Cada vez que venho a Paris, visito um deles. Dessa vez, fui direto para a esquina principal da região, na esquina de Saint-Germain com Rue Bonaparte, onde está o Café de Flore. Não estava cheio, como era de se esperar de uma quinta-feira à noite, mas o climão estava todo lá, com o mais original estilo “art deco”, de suas origens, em 1813. Ali, degusta-se um simples café ou um sofisticado “confit” de pato tal como no tempo em que se sentava ao lado de escritores como Ernest Hemingway, Albert Camus e André Gide e assistia-se ao inquieto e explosivo romance entre Beauvoir e Sartre. O caso entre os dois escritores e as discussões que comandavam em torno do existencialismo estão retratados no filme “Les Amants de Flore”, lançado em 2006.
Mais adiante, quarteirão seguinte, no encontro do Boulevard Saint-Germain e Rue de Rennes, está o Deux Magots, que se denomina “café literaire”. E com razão. Desde 1873, quando abriu ali, transferido de algumas quadras adiante, recebia nomes como Verlaine, Rimbaud e Mallarmé. Sua vocação para ponto de encontro de escritores levou o café a estabelecer um prêmio literário, em 1933, iniciando uma tradição que dura até hoje. Na varanda ou no salão, algumas tradições do serviço também se mantêm, como o preparo de algumas especialidades na frente do cliente. É o caso do “chocolat à l’ancienne”, preparado à antiga, na frente do cliente, com o garçom a dissolver a pastilha de chocolate no leite quente.

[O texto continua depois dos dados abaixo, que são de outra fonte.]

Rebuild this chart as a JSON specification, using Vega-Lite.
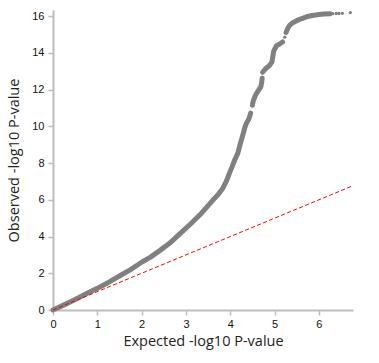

Em frente ao Café de Flore, do outro lado do Boulevard Saint-Germain, está a Brasserie Lipp. Menos café, mais restaurante, o mesmo charme dos vizinhos e a mesma clientela histórica, de Proust a Chagall e outro casal histórico: Simone Signoret e Yves Montand. A cozinha guarda a influência alsaciana de seu primeiro proprietário, com especialidades da época da inauguração, em 1880, como o “choucroute garni” e os “pieds de porc” (pés de porco recheados). No ato da reserva, insista em ficar próximo à janela, onde é possível esbarrar com clientes como Harrison Ford ou Sharon Stone.
Mas o que tudo isso tem a ver com as ordens beneditinas do século VI? Simples: nessa época, o bispo de uma Paris recém liberta dos romanos mandou erguer uma abadia nos prados a sudoeste da Île de La Cite, onde a pequena cidade ainda se concentrava. Destruída e reconstruída como igreja, a abadia beneditina foi consagrada ao bispo que a ergueu. Canonizado, o sacerdote é conhecido desde esta época como o São Germano dos Prados.
Ou, como preferimos, Saint Germain des Près – tema de um clássico da minha infância, interpretado pela cantora Nicoletta, quee batiza, com graça existencialista, esse depoimento saudosista.